__DATA SECTION__
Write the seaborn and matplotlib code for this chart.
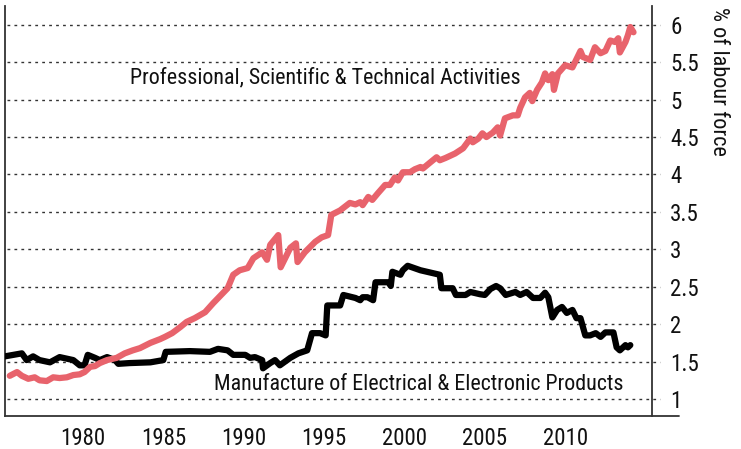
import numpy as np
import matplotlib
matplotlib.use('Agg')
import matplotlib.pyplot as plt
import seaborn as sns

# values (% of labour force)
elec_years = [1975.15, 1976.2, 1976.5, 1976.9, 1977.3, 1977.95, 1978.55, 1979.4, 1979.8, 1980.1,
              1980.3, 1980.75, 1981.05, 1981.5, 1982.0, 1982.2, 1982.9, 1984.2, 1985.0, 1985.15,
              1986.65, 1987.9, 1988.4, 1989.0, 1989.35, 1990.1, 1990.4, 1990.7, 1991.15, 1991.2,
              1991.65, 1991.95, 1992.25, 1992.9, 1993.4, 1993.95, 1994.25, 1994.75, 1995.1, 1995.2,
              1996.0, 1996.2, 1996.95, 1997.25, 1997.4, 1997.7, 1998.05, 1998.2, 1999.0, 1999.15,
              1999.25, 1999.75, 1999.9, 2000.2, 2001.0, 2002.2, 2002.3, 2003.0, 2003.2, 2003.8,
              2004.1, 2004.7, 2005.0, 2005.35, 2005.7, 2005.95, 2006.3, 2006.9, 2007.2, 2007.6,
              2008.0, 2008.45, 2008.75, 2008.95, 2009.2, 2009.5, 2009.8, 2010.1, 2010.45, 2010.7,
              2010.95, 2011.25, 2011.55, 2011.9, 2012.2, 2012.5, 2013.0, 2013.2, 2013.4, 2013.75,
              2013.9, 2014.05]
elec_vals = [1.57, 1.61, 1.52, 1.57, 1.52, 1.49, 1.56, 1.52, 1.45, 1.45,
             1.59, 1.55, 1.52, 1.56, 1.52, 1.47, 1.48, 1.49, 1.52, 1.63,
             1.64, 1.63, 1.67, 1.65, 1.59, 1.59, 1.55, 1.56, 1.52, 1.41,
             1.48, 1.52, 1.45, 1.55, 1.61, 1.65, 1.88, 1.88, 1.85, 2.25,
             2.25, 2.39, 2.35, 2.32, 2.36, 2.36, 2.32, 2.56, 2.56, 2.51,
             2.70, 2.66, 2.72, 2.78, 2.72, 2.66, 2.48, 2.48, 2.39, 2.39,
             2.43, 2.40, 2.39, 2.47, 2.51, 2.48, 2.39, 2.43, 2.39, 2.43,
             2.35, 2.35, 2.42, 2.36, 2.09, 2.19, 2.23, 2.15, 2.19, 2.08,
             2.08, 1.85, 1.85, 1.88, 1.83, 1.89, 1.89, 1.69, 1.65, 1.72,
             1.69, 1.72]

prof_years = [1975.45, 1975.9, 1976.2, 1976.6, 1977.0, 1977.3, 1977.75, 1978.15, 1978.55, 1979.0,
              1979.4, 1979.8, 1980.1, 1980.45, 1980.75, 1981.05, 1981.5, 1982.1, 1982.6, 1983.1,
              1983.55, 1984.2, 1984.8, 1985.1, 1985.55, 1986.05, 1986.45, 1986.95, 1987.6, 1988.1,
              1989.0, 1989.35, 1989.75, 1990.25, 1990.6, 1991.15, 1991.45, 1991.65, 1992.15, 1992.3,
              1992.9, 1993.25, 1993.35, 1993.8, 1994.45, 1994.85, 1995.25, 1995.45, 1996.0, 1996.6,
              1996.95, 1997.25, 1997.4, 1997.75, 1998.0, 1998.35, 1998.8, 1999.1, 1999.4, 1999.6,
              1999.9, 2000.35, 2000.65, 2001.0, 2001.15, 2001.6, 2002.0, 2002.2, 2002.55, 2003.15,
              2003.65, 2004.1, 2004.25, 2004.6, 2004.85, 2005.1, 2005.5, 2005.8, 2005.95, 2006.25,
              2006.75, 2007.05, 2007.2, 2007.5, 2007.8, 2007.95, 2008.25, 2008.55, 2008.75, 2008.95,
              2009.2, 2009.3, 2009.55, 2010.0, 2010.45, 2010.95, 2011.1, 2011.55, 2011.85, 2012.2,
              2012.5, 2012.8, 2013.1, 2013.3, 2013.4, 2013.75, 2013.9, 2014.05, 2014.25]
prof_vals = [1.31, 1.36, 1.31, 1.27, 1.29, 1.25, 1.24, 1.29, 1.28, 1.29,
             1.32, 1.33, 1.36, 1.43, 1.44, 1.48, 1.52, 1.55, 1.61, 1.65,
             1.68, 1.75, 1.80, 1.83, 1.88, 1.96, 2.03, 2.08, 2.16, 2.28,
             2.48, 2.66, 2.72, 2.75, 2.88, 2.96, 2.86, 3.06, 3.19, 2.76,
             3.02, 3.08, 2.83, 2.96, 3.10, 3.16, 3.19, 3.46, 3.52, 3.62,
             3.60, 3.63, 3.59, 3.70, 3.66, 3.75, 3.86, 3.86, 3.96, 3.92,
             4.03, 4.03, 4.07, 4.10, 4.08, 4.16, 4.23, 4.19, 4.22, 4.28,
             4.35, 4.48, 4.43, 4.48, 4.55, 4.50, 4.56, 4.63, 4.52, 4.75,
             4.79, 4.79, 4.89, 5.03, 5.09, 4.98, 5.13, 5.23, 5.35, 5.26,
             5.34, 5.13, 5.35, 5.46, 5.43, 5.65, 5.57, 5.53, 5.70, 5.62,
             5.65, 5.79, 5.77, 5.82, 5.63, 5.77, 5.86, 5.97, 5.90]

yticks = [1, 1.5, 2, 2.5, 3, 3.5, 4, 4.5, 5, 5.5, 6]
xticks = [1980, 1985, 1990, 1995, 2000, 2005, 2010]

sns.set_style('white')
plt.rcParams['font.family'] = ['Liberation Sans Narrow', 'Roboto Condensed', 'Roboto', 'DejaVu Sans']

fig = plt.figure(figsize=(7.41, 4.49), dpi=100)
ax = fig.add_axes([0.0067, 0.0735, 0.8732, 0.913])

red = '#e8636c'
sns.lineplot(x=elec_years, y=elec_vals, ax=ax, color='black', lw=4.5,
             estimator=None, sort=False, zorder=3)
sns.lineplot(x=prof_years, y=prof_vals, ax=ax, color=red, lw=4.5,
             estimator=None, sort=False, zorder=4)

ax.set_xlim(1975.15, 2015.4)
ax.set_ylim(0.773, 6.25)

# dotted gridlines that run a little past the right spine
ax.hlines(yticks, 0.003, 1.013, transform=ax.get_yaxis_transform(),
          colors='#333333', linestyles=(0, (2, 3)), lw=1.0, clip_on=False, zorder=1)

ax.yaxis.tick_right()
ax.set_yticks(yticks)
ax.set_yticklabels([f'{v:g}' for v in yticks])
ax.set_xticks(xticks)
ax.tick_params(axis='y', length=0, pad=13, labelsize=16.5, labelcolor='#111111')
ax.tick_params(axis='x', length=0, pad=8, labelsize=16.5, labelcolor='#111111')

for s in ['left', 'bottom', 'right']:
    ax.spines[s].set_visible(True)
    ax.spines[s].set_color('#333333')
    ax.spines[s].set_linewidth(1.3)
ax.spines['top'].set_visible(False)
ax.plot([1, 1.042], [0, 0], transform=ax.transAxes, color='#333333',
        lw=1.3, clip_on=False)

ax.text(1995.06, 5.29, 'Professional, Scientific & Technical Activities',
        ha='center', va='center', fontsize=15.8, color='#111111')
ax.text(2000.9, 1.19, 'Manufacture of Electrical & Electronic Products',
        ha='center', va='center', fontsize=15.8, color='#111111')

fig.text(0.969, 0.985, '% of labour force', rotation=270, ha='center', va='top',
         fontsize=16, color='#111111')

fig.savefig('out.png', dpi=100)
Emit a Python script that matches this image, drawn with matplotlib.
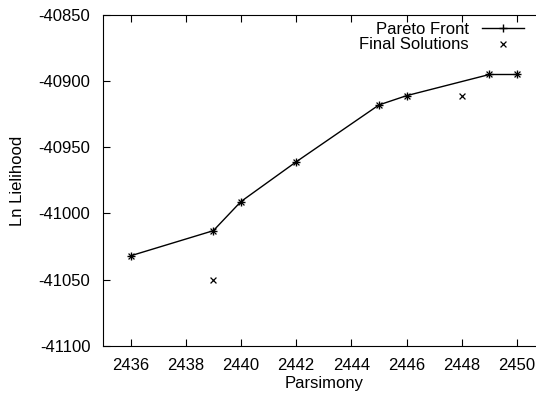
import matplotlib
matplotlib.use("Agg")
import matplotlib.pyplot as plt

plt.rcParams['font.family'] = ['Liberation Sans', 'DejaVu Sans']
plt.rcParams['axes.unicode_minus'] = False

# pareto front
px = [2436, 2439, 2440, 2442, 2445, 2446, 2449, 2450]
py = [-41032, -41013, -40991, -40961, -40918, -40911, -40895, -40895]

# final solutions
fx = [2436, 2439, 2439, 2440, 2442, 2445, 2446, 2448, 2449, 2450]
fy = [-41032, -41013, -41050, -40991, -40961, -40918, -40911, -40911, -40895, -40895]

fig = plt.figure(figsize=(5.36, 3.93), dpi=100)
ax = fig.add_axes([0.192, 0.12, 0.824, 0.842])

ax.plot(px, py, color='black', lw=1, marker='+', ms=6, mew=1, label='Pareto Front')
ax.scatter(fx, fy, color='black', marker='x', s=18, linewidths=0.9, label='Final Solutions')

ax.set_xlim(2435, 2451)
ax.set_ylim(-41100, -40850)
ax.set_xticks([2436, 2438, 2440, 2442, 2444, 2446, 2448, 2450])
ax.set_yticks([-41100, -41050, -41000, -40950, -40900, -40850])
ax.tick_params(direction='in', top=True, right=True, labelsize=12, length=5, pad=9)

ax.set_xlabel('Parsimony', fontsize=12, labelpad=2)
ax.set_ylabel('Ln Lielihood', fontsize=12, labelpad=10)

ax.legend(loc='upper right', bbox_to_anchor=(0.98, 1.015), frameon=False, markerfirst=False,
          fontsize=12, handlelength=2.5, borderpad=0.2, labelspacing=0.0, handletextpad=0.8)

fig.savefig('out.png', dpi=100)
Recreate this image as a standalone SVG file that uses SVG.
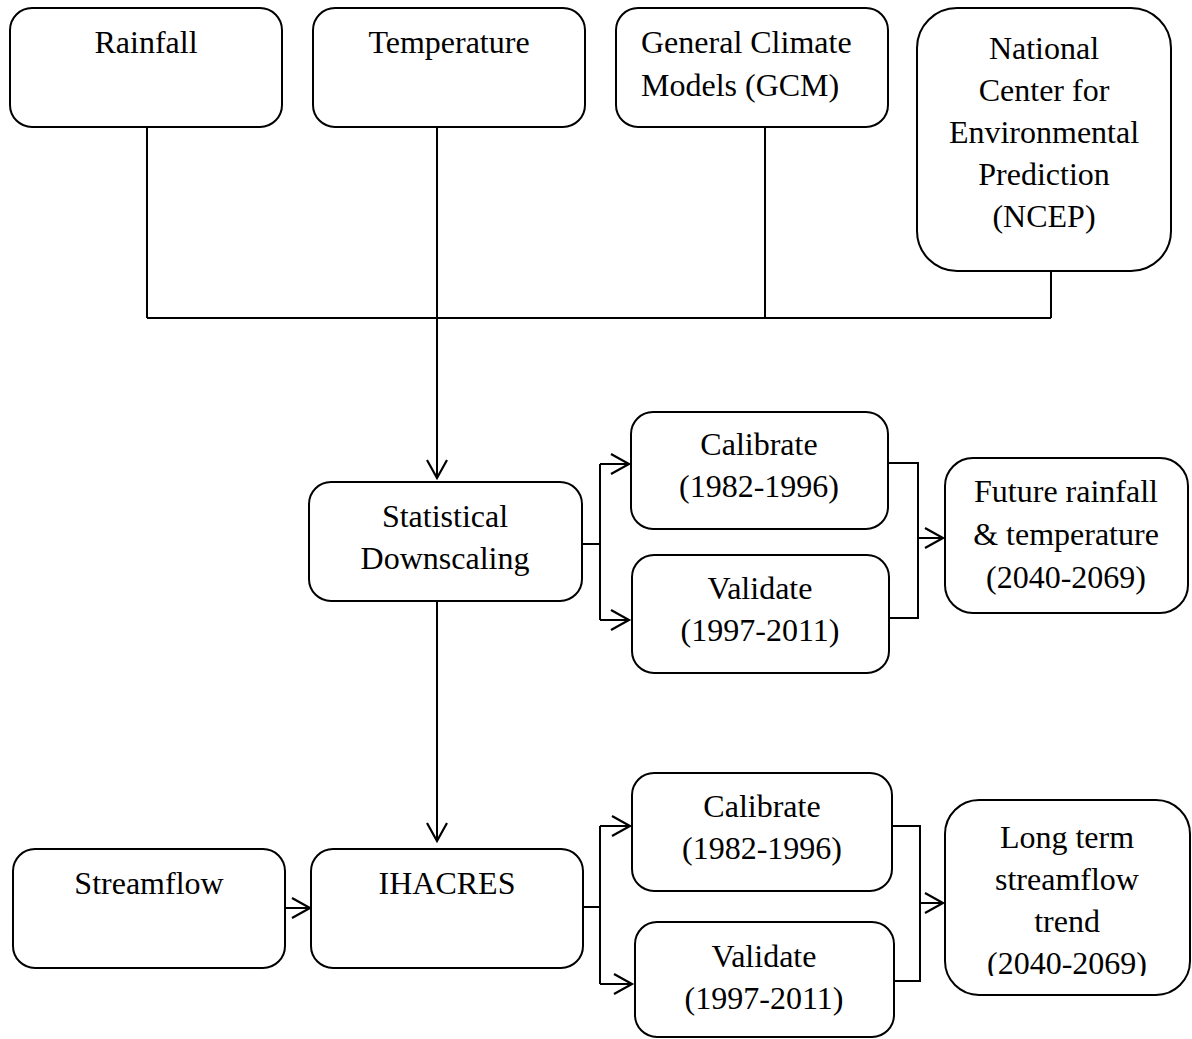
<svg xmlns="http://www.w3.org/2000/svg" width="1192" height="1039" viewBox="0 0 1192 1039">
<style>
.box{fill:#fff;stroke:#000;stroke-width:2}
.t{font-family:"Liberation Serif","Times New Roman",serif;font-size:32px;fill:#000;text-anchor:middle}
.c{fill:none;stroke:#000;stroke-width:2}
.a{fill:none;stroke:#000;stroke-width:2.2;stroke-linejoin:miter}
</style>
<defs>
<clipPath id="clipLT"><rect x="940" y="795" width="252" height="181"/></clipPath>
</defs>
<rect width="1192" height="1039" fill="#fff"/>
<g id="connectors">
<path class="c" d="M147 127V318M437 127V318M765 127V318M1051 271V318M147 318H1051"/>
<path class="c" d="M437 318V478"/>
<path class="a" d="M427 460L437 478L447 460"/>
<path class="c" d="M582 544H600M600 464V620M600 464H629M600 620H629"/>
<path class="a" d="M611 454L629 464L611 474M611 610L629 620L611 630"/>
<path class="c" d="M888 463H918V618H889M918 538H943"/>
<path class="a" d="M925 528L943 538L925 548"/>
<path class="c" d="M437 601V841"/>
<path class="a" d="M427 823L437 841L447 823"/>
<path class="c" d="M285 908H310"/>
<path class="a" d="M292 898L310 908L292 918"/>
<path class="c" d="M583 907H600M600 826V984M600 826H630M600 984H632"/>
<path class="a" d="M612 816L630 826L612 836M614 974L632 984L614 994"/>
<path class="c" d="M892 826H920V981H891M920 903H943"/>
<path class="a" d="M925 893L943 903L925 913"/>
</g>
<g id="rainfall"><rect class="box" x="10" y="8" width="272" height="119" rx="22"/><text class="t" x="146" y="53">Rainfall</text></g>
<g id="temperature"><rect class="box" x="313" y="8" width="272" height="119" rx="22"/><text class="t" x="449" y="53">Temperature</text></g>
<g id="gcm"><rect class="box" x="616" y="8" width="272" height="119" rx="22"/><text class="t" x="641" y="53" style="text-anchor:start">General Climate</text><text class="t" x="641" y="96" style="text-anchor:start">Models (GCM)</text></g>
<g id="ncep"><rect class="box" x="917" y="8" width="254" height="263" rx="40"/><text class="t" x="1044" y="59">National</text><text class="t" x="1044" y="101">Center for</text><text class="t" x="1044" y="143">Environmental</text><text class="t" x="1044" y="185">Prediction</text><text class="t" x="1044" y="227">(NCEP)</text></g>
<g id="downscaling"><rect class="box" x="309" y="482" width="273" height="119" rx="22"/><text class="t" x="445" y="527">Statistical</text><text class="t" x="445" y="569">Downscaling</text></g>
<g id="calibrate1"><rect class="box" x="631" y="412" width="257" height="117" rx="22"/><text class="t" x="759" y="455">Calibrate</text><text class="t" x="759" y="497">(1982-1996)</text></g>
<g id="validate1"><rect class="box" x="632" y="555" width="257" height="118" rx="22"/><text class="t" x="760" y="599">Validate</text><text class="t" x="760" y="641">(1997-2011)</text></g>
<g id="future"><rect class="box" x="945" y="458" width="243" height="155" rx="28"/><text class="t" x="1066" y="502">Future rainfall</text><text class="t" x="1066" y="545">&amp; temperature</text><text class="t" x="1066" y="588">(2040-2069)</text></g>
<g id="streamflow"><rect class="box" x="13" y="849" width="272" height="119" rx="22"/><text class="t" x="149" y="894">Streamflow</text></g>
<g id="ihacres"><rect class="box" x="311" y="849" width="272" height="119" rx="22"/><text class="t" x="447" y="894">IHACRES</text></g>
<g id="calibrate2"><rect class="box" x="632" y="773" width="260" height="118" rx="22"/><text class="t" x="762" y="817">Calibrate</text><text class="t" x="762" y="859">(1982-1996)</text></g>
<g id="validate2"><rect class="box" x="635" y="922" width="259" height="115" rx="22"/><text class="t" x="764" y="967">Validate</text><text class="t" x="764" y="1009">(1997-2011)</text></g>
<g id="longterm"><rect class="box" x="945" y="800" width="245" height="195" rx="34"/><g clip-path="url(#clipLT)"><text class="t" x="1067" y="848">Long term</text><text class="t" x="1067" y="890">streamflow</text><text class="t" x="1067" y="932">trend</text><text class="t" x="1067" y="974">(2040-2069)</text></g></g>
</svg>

__WRITTEN TASK__
Give the count of lines containing "this", with no added text.

__FINAL ANSWER__
3